Loyalty, Identity and the Captain's Leadership in Sangakkara's The Lahore Attack

on The Lahore Attack (Cowdrey Lecture) by Kumar Sangakkara
PETEL · 6 paragraphs ≈ 887 words Topic: Loyalty, identity and the captain's leadership

The essay

Bold labels show the PETEL skeleton; italics mark named literary techniques. Read once for argument, again for structure, a third time for the moves you can steal.

1 · Introduction
The veteran cricketer, Kumar Sangakkara, in the extract from his Cowdrey Lecture which recounts the 2009 attack on the Sri Lankan team bus in Lahore, treats a terrifying event as the occasion for a meditation on the values that a national side must carry. The passage narrates the gunfire, the shattered windows, the wounded teammates, and the silent return to Colombo, but its centre is not the incident itself; it is the reflection on what bound the players together through it. Loyalty to teammates, identity as Sri Lankans, and the captain's responsibility to set tone where there is no script — these become Sangakkara's themes. This essay argues that Sangakkara dramatises loyalty, identity and leadership through the calm chronology of the attack, through the captain's decisions in the moments after, through the language of national identity that frames his account, and through a closing rededication that asks Sri Lankan cricket to become worthy of the moment it survived.
2 · Body — PETEL
Point — Sangakkara first stages loyalty through the calm chronology with which he records the attack, in which the men around him become more visible than the danger itself. Evidence — He describes the bus "rocking with gunfire," and notes that "the first thing I did was crouch over Tillakaratne Dilshan," and that his teammates "shielded each other instinctively." Technique — The writer uses understated narration and a register of chronological precision. Explanation — By keeping the description sober and naming each teammate, Sangakkara converts an act of terror into a record of a team's instincts. The loyalty is shown not as rhetoric but as choreography; in the seconds when there was no time to think, the men did the things that long mutual loyalty had already prepared them to do. Link — The calm chronology therefore advances the thesis: loyalty in this extract is not a feeling that is later declared but a reflex that the narration is careful to record.
3 · Body — PETEL
Point — Sangakkara then sharpens his account by attending to the captain's decisions in the minutes after the attack, when leadership is forced to operate without precedent. Evidence — He recalls his role of "checking on every player," of "calling our coach," and of the immediate decision that the team would return home together rather than fragment. Technique — The writer uses a register of responsibility taken aloud and first-person leadership voice. Explanation — The captain's decisions are deliberately ordinary — count the men, make the calls, choose to return as one — and Sangakkara presents leadership not as charisma but as a sequence of small, accurate acts performed in the absence of instruction. By insisting on the ordinariness, he proposes leadership as something other captains could imitate.
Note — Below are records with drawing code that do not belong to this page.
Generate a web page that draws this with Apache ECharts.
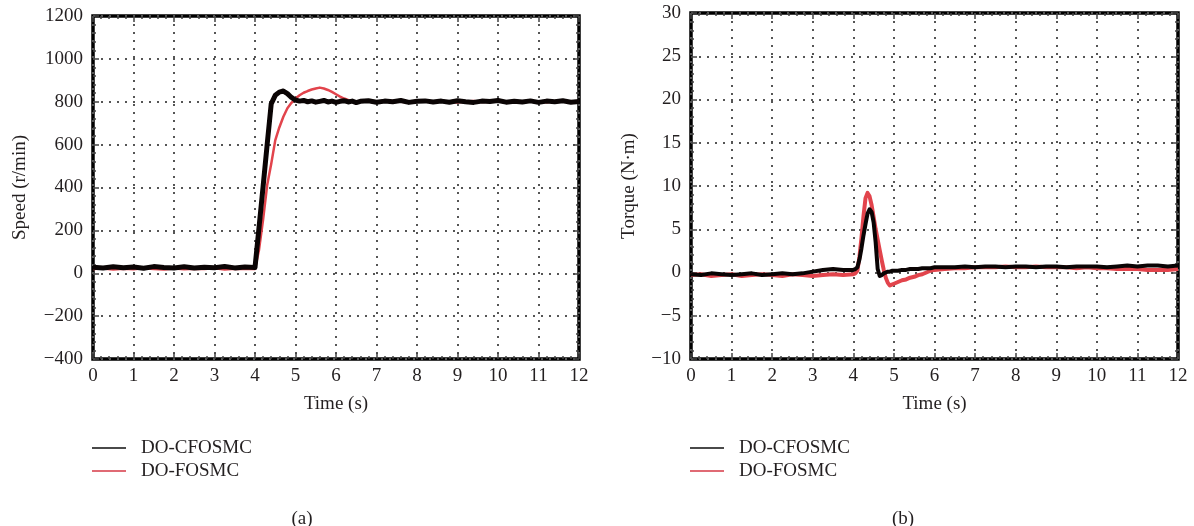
<!DOCTYPE html>
<html><head><meta charset="utf-8">
<script src="https://cdn.jsdelivr.net/npm/echarts@6/dist/echarts.min.js"></script>
<style>html,body{margin:0;padding:0;background:#fff}#c{width:1194px;height:526px}</style>
</head><body><div id="c"></div>
<script>
// ---- data ----
const xTicks = [0,1,2,3,4,5,6,7,8,9,10,11,12];
const speedTicks = [-400,-200,0,200,400,600,800,1000,1200];
const torqueTicks = [-10,-5,0,5,10,15,20,25,30];
const seriesNames = ['DO-CFOSMC','DO-FOSMC'];
const captions = ['(a)','(b)'];

const tSpeed = [0,0.25,0.5,0.75,1,1.25,1.5,1.75,2,2.25,2.5,2.75,3,3.25,3.5,3.75,
  4,4.1,4.2,4.3,4.4,4.5,4.6,4.7,4.8,4.9,5,5.1,5.2,5.3,5.4,5.5,5.6,5.7,5.8,5.9,6,6.1,6.2,6.3,6.4,6.5,6.6,
  6.8,7,7.2,7.4,7.6,7.8,8,8.2,8.4,8.6,8.8,9,9.2,9.4,9.6,9.8,10,10.2,10.4,10.6,10.8,11,11.2,11.4,11.6,11.8,12];
const speedCF = [28,24,30,26,29,23,31,27,25,30,24,28,26,31,25,29,
  27,215,405,600,790,830,845,850,838,820,808,803,806,800,804,798,802,806,799,803,797,802,805,799,803,796,802,
  805,798,803,800,806,797,802,804,799,803,798,805,800,797,803,801,806,798,802,799,804,797,803,800,805,798,801];
const speedF = [20,22,18,21,19,23,20,18,22,19,21,20,23,18,21,20,
  20,110,250,410,510,620,680,730,770,795,815,830,842,850,857,862,866,862,855,846,835,824,815,808,804,801,800,
  802,799,801,804,800,798,803,801,799,802,800,797,801,803,799,800,802,798,801,799,803,800,798,801,802,799,800];

const tTorque = [0,0.25,0.5,0.75,1,1.25,1.5,1.75,2,2.25,2.5,2.75,3,3.25,3.5,3.75,
  4,4.05,4.1,4.15,4.2,4.25,4.3,4.35,4.4,4.45,4.5,4.55,4.6,4.65,4.7,4.75,4.8,4.85,4.9,4.95,5,
  5.1,5.2,5.3,5.4,5.5,5.6,5.7,5.8,5.9,6,
  6.25,6.5,6.75,7,7.25,7.5,7.75,8,8.25,8.5,8.75,9,9.25,9.5,9.75,10,10.25,10.5,10.75,11,11.25,11.5,11.75,12];
const torqueCF = [-0.2,-0.3,-0.1,-0.2,-0.3,-0.2,-0.1,-0.3,-0.2,-0.1,-0.2,-0.1,0.1,0.3,0.4,0.3,
  0.3,0.4,0.6,1.5,2.8,4.3,5.6,6.8,7.3,7.0,5.8,3.5,0.4,-0.4,-0.3,-0.1,0.0,0.1,0.1,0.2,0.2,
  0.2,0.3,0.3,0.4,0.4,0.4,0.5,0.5,0.5,0.6,
  0.6,0.6,0.7,0.6,0.7,0.7,0.6,0.7,0.7,0.6,0.7,0.7,0.6,0.7,0.7,0.7,0.6,0.7,0.8,0.7,0.8,0.8,0.7,0.8];
const torqueF = [-0.3,-0.2,-0.4,-0.3,-0.2,-0.4,-0.3,-0.2,-0.3,-0.4,-0.2,-0.3,-0.4,-0.3,-0.2,-0.3,
  -0.2,-0.1,0.2,1.8,4.0,6.5,8.6,9.2,8.8,7.8,6.4,5.0,3.8,2.6,1.4,0.3,-0.6,-1.2,-1.5,-1.4,-1.3,
  -1.1,-0.9,-0.8,-0.6,-0.5,-0.3,-0.2,0.0,0.2,0.3,
  0.4,0.5,0.5,0.6,0.6,0.6,0.7,0.6,0.6,0.7,0.6,0.6,0.6,0.5,0.6,0.5,0.5,0.4,0.4,0.4,0.3,0.3,0.3,0.4];

// ---- styles ----
const FONT = 'Liberation Serif';
const TXT = '#231f20';
const BLACK = '#0a0404';
const RED = '#e2444c';
const pair = (t, v) => t.map((x, i) => [x, v[i]]);

const grids = [
  {left: 93, top: 16, width: 486, height: 343},
  {left: 691, top: 13, width: 487, height: 346}
];
const TICK = {show: true, inside: true, length: 6, lineStyle: {color: '#444', width: 1.5}};
const MINOR = {show: true, splitNumber: 5, length: 3, lineStyle: {color: '#444', width: 1.5}};

function mainX(gi) {
  return {
    type: 'value', gridIndex: gi, min: 0, max: 12, interval: 1, position: 'bottom',
    name: 'Time (s)', nameLocation: 'middle', nameGap: 36,
    nameTextStyle: {fontFamily: FONT, fontSize: 19, color: TXT},
    axisLine: {show: false, onZero: false},
    axisTick: TICK, minorTick: MINOR,
    axisLabel: {fontFamily: FONT, fontSize: 19, color: TXT, margin: 8},
    splitLine: {show: true, lineStyle: {color: '#555', width: 2, type: [2, 6]}}
  };
}
function auxX(gi) {
  return {
    type: 'value', gridIndex: gi, min: 0, max: 12, interval: 1, position: 'top',
    axisLine: {show: false, onZero: false}, axisLabel: {show: false}, splitLine: {show: false},
    axisTick: TICK, minorTick: MINOR
  };
}
function mainY(gi, ticks, name, gap) {
  return {
    type: 'value', gridIndex: gi, min: ticks[0], max: ticks[ticks.length - 1],
    interval: ticks[1] - ticks[0], position: 'left',
    name: name, nameLocation: 'middle', nameGap: gap,
    nameTextStyle: {fontFamily: FONT, fontSize: 19, color: TXT},
    axisLine: {show: false, onZero: false},
    axisTick: TICK, minorTick: MINOR,
    axisLabel: {fontFamily: FONT, fontSize: 19, color: TXT, margin: 10,
      formatter: v => (v < 0 ? '\u2212' + Math.abs(v) : String(v))},
    splitLine: {show: true, lineStyle: {color: '#555', width: 2, type: [2, 6]}}
  };
}
function auxY(gi, ticks) {
  return {
    type: 'value', gridIndex: gi, min: ticks[0], max: ticks[ticks.length - 1],
    interval: ticks[1] - ticks[0], position: 'right',
    axisLine: {show: false, onZero: false}, axisLabel: {show: false}, splitLine: {show: false},
    axisTick: TICK, minorTick: MINOR
  };
}

function line(name, xi, yi, data, color, width) {
  return {
    type: 'line', name: name, xAxisIndex: xi, yAxisIndex: yi, data: data,
    showSymbol: false, symbol: 'none', animation: false,
    lineStyle: {color: color, width: width, join: 'round'}, itemStyle: {color: color}
  };
}

function legend(left) {
  return {
    left: left, top: 438, orient: 'vertical', icon: 'rect', padding: 0,
    itemWidth: 34, itemHeight: 2, itemGap: 3, selectedMode: false,
    textStyle: {fontFamily: FONT, fontSize: 19, color: TXT, lineHeight: 20, padding: [0, 0, 0, 10]},
    data: [
      {name: seriesNames[0], itemStyle: {color: '#4a4a4a'}},
      {name: seriesNames[1], itemStyle: {color: '#e06a74'}}
    ]
  };
}

const chart = echarts.init(document.getElementById('c'), null, {renderer: 'canvas'});
chart.setOption({
  backgroundColor: '#fff',
  animation: false,
  grid: grids.map(g => Object.assign({show: true, borderColor: '#000', borderWidth: 3.5, backgroundColor: 'transparent'}, g)),
  xAxis: [mainX(0), auxX(0), mainX(1), auxX(1)],
  yAxis: [mainY(0, speedTicks, 'Speed (r/min)', 63), auxY(0, speedTicks),
          mainY(1, torqueTicks, 'Torque (N\u00b7m)', 52), auxY(1, torqueTicks)],
  legend: [legend(92), legend(690)],
  title: [
    {text: captions[0], left: 297, top: 505, textAlign: 'center',
     textStyle: {fontFamily: FONT, fontSize: 19, fontWeight: 'normal', color: TXT}},
    {text: captions[1], left: 898, top: 505, textAlign: 'center',
     textStyle: {fontFamily: FONT, fontSize: 19, fontWeight: 'normal', color: TXT}}
  ],
  series: [
    line(seriesNames[1], 0, 0, pair(tSpeed, speedF), RED, 2.5),
    line(seriesNames[0], 0, 0, pair(tSpeed, speedCF), BLACK, 5),
    line(seriesNames[1], 2, 2, pair(tTorque, torqueF), RED, 4),
    line(seriesNames[0], 2, 2, pair(tTorque, torqueCF), BLACK, 4)
  ]
});
</script></body></html>
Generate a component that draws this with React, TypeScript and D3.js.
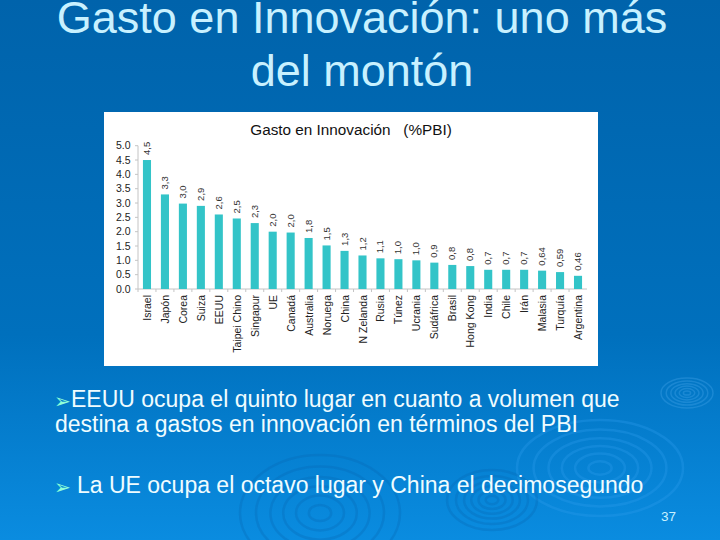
import * as d3 from "d3";

const countries = ["Israel", "Japón", "Corea", "Suiza", "EEUU", "Taipei Chino", "Singapur", "UE", "Canadá", "Australia", "Noruega", "China", "N Zelanda", "Rusia", "Túnez", "Ucrania", "Sudáfrica", "Brasil", "Hong Kong", "India", "Chile", "Irán", "Malasia", "Turquía", "Argentina"];
const values = [4.5, 3.3, 2.98, 2.9, 2.6, 2.46, 2.3, 2.0, 1.97, 1.78, 1.52, 1.33, 1.17, 1.07, 1.04, 1.0, 0.92, 0.84, 0.8, 0.67, 0.67, 0.67, 0.64, 0.59, 0.46];
const valueLabels = ["4,5", "3,3", "3,0", "2,9", "2,6", "2,5", "2,3", "2,0", "2,0", "1,8", "1,5", "1,3", "1,2", "1,1", "1,0", "1,0", "0,9", "0,8", "0,8", "0,7", "0,7", "0,7", "0,64", "0,59", "0,46"];
const yTicks = [0, 0.5, 1, 1.5, 2, 2.5, 3, 3.5, 4, 4.5, 5];

const font = "'Liberation Sans', Arial, sans-serif";
const ringSteps = [0.14, 0.3, 0.46, 0.62, 0.8, 1];
// cx, cy, rx, ry, stroke, opacity
const rings: [number, number, number, number, string, number][] = [
  [687, 393, 26, 15, "#3ea0e6", 0.4],
  [600, 468, 83, 48, "#2a9cea", 0.35],
  [320, 513, 80, 58, "#0668b4", 0.3],
  [492, 500, 45, 30, "#0668b4", 0.3],
];

export default function App() {
  const x = d3.scaleBand<string>().domain(countries).range([138, 587]).paddingInner(0.55).paddingOuter(0.275);
  const y = d3.scaleLinear().domain([0, 5]).range([289, 145.7]);

  return (
    <svg
      width={720}
      height={540}
      style={{ position: "absolute", left: 0, top: 0, display: "block" }}
      fontFamily={font}
    >
      <defs>
        <linearGradient id="bg" x1="0" y1="0" x2="0" y2="1">
          <stop offset="0" stopColor="#0063ab" />
          <stop offset="0.62" stopColor="#0070bd" />
          <stop offset="1" stopColor="#0a8ce0" />
        </linearGradient>
      </defs>
      <rect width={720} height={540} fill="url(#bg)" />

      {rings.map(([cx, cy, rx, ry, color, opacity], i) => (
        <g key={i} fill="none" stroke={color} strokeOpacity={opacity} strokeWidth={i === 0 ? 1.5 : 2.5}>
          {ringSteps.map((k) => (
            <ellipse key={k} cx={cx} cy={cy} rx={rx * k} ry={ry * k} />
          ))}
        </g>
      ))}

      <g fill="#c8f1ff" fontSize={45} textAnchor="middle">
        <text x={362} y={33}>Gasto en Innovación: uno más</text>
        <text x={362} y={86}>del montón</text>
      </g>

      <rect x={104} y={112} width={494} height={254} fill="#ffffff" />
      <text x={351} y={135} fontSize={15.3} textAnchor="middle" fill="#111" style={{ whiteSpace: "pre" }}>Gasto en Innovación   (%PBI)</text>

      <g stroke="#c4c4c4" strokeWidth={1}>
        <line x1={138} x2={138} y1={y(5)} y2={y(0)} />
        <line x1={138} x2={587} y1={y(0)} y2={y(0)} />
        {yTicks.map((t) => (
          <line key={t} x1={135} x2={138} y1={y(t)} y2={y(t)} />
        ))}
        {countries.map((c) => (
          <line key={c} x1={x(c)! - x.step() * 0.275} x2={x(c)! - x.step() * 0.275} y1={y(0)} y2={y(0) + 3} />
        ))}
      </g>
      {yTicks.map((t) => (
        <text key={t} x={130.5} y={y(t) + 3.5} fontSize={10.5} textAnchor="end" fill="#222">
          {t.toFixed(1)}
        </text>
      ))}

      {countries.map((c, i) => {
        const cx = x(c)! + x.bandwidth() / 2;
        return (
          <g key={c}>
            <rect x={x(c)} y={y(values[i])} width={x.bandwidth()} height={y(0) - y(values[i])} fill="#33c4c8" />
            <text transform={`translate(${cx + 3},${y(values[i]) - 5}) rotate(-90)`} fontSize={9.5} fill="#333">
              {valueLabels[i]}
            </text>
            <text transform={`translate(${cx + 4},${y(0) + 6}) rotate(-90)`} fontSize={10.5} textAnchor="end" fill="#222">
              {c}
            </text>
          </g>
        );
      })}

      <g fill="#effcff" fontSize={23}>
        <text x={54} y={408} fontSize={20} fontFamily="'DejaVu Sans', sans-serif" fill="#8fffd8">➢</text>
        <text x={71} y={407}>EEUU ocupa el quinto lugar en cuanto a volumen que</text>
        <text x={55} y={432}>destina a gastos en innovación en términos del PBI</text>
        <text x={54} y={494} fontSize={20} fontFamily="'DejaVu Sans', sans-serif" fill="#8fffd8">➢</text>
        <text x={77} y={493}>La UE ocupa el octavo lugar y China el decimosegundo</text>
      </g>
      <text x={661} y={521} fontSize={13.5} fill="#c8f1ff">37</text>
    </svg>
  );
}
Link — The captain's decisions therefore prove the thesis: leadership in crisis, in this account, is loyalty made operational.
4 · Body — PETEL
Point — The extract deepens through the language of national identity that frames the narrative, placing the team's ordeal within the larger Sri Lankan story. Evidence — Sangakkara declares, "I am Tamil, Sinhalese, Muslim and Burgher. I am a Buddhist, a Hindu, a follower of Islam and Christianity… I am Sri Lankan." Technique — The writer uses anaphora and a register of civic confession. Explanation — The repeated "I am" pattern transforms identity from inheritance into claim; Sangakkara is not listing his communities, he is binding them. By placing this passage near an account of attack, he insists that the national identity for which Sri Lanka has paid is broader than the politics that has often tried to narrow it. Link — The language of identity therefore advances the thesis from team to country: loyalty in the bus was the small version of a national fidelity that the whole speech is asking Sri Lankans to renew.
5 · Body — PETEL
Point — The extract closes on a rededication that asks Sri Lankan cricket to become worthy of the survival it has been granted. Evidence — Sangakkara calls for cricket administration "free from political interference," demands that the game serve "the children of all communities," and insists that "to be a Sri Lankan cricketer is to carry the country." Technique — The writer uses imperative rhetoric and a register of public commitment. Explanation — The closing demands convert the speech from memoir into argument; loyalty, identity and leadership are not used to comfort the audience but to oblige it. Sangakkara refuses to let the Lahore attack remain a private memory; he turns it into a standard against which Sri Lankan cricket's future conduct must measure itself. Link — The closing rededication therefore confirms the thesis: leadership for Sangakkara is the willingness to convert survival into responsibility.
6 · Conclusion
This extract probes to examine how Sangakkara, through calm chronology, captain's decisions, the language of multi-ethnic identity and a closing rededication, makes the Lahore attack the centre of a meditation on what a national side and a national game owe to one another. The crouched protection on the bus, the count of teammates, the layered "I am" declarations and the call for clean administration together build a passage in which a single ten-second event is asked to instruct a country. The deeper insight is that Sangakkara's leadership voice is offered not as personal authority but as borrowed responsibility; the captain who once shielded his players is here asking Sri Lanka to shield the children who will inherit its cricket. The Lahore Attack extract endures, therefore, as a public document in which loyalty, identity and leadership are not separate themes but a single fidelity.
⭐ What examiners are rewarding here
  • The thesis at the end of paragraph 1 names the four angles the body paragraphs then prove — argument is signposted, not hidden.
  • Each body paragraph quotes briefly and analyses at length, instead of stacking quotations.
  • Techniques are named explicitly and then explained — naming alone earns nothing.
  • The conclusion does not just restate; it lifts the reading up to the text's lasting significance.